Her education included a Catholic school in South Dakota, schools in the Shot Gun Butte area west of Pavillion and the Red Canyon School House.

In 1926 Irma married Sam Hancock, they began their ranching lives together in the Red Canyon area. Five children were born to Sam and Irma; William, Arminta, Edna, John and Patricia. Irma was a true ranchers’ wife, she milked cows and sold cream to help supplement their ranching income. One of Irma’s many talents was shoeing horses…..in fact she shod horses until she was in her nineties.

After Sam’s death in 1965 Irma began a new career, she became an outfitter guiding hunters and fisherman horseback. Also, Irma did day work for neighbors riding and helping with cattle work. She enjoyed helping her grown children on their respective cattle ranches.
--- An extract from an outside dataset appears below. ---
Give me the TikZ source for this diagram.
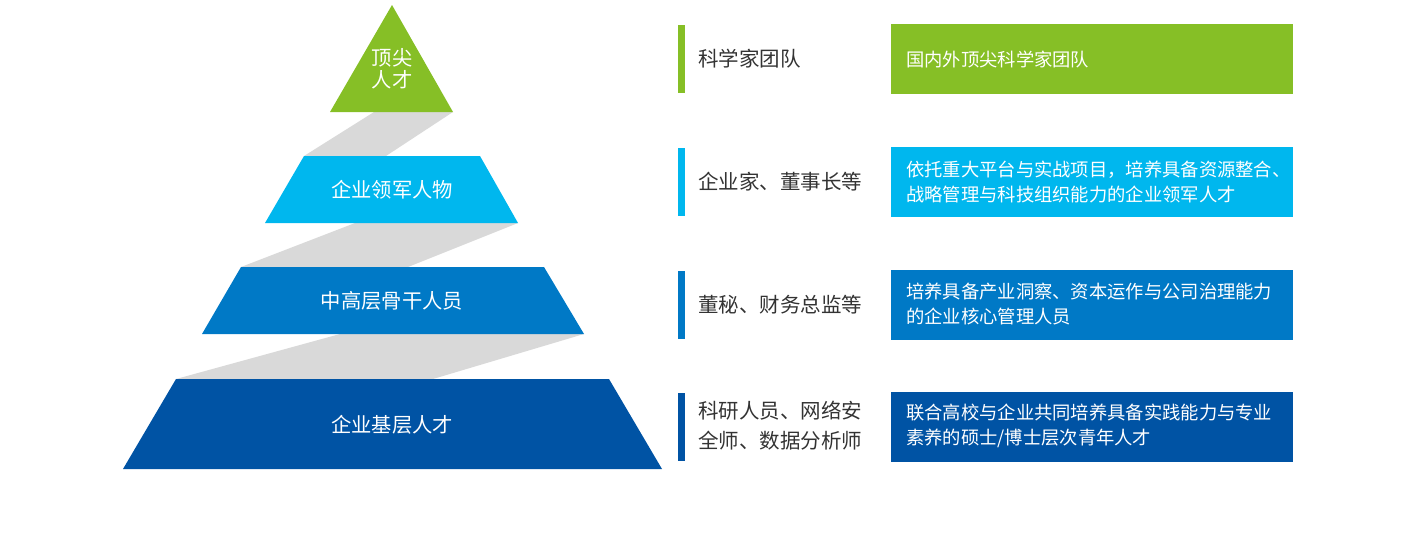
\documentclass[tikz,border=0pt]{standalone}
\usepackage{fontspec}
\newfontfamily\cjk{Noto Sans CJK SC}
\definecolor{topgreen}{HTML}{86BF26}
\definecolor{lightblue}{HTML}{00B7EE}
\definecolor{midblue}{HTML}{0079C6}
\definecolor{darkblue}{HTML}{0053A4}
\definecolor{bandgray}{HTML}{D9D9D9}
\definecolor{labelgray}{HTML}{333333}
\begin{document}
\begin{tikzpicture}[x=1pt,y=-1pt,
  layertext/.style={text=white, align=center, inner sep=0pt, font=\cjk\fontsize{20.3}{22}\selectfont},
  sidetext/.style={anchor=west, text=labelgray, align=left, inner sep=0pt, font=\cjk\fontsize{20.5}{30}\selectfont},
  boxtext/.style={anchor=west, text=white, align=left, inner sep=0pt, font=\cjk\fontsize{18.3}{25}\selectfont}]
\useasboundingbox (0,0) rectangle (1412,554);

% gray bands
\fill[bandgray] (374,112) -- (453,112) -- (386,156) -- (304,156) -- cycle;
\fill[bandgray] (355,223) -- (518,223) -- (408,267) -- (241,267) -- cycle;
\fill[bandgray] (340,334) -- (584,334) -- (433,379) -- (176,379) -- cycle;

% pyramid layers
\fill[topgreen] (392,5) -- (453,112) -- (330,112) -- cycle;
\fill[lightblue] (304,156) -- (480,156) -- (518,223) -- (265,223) -- cycle;
\fill[midblue] (241,267) -- (544,267) -- (584,334) -- (202,334) -- cycle;
\fill[darkblue] (176,379) -- (609,379) -- (662,469) -- (123,469) -- cycle;

\node[layertext] (top) at (392,69) {顶尖\\人才};
\node[layertext] (leader) at (392,190) {企业领军人物};
\node[layertext] (middle) at (392,301) {中高层骨干人员};
\node[layertext] (base) at (392,425) {企业基层人才};

% side bars
\fill[topgreen] (678,25) rectangle (685,93);
\fill[lightblue] (678,148) rectangle (685,216);
\fill[midblue] (678,271) rectangle (685,339);
\fill[darkblue] (678,393) rectangle (685,461);

\node[sidetext] (who1) at (698,59) {科学家团队};
\node[sidetext] (who2) at (698,182) {企业家、董事长等};
\node[sidetext] (who3) at (698,305) {董秘、财务总监等};
\node[sidetext] (who4) at (698,426) {科研人员、网络安\\全师、数据分析师};

% description boxes
\fill[topgreen] (891,24) rectangle (1293,94);
\fill[lightblue] (891,147) rectangle (1293,217);
\fill[midblue] (891,270) rectangle (1293,340);
\fill[darkblue] (891,392) rectangle (1293,462);

\node[boxtext] (desc1) at (906,59) {国内外顶尖科学家团队};
\node[boxtext] (desc2) at (906,182) {依托重大平台与实战项目，培养具备资源整合、\\战略管理与科技组织能力的企业领军人才};
\node[boxtext] (desc3) at (906,304) {培养具备产业洞察、资本运作与公司治理能力\\的企业核心管理人员};
\node[boxtext] (desc4) at (906,426) {联合高校与企业共同培养具备实践能力与专业\\素养的硕士/博士层次青年人才};
\end{tikzpicture}
\end{document}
In 1972 Irma married Jerry McGuire, they moved to rural Riverton, Wyoming raising and showing Morgan horses. In 1979 she was chosen as the Old Timer’s Rodeo queen at Lander, Wyoming. The announcer said that day “After Irma, God broke the mold.” At the National competition in Las Vegas for Old Timer’s Queen she was selected Ms. Congeniality. Irma won various awards for her horsemanship while showing her beloved Morgan horses. Irma left a tremendous legacy, her extreme love of horses, her tough determined cowgirl attitude, her strength and her love of the outdoors. She truly spent her lifetime “in the saddle.” Irma never met a horse that was too tough for her.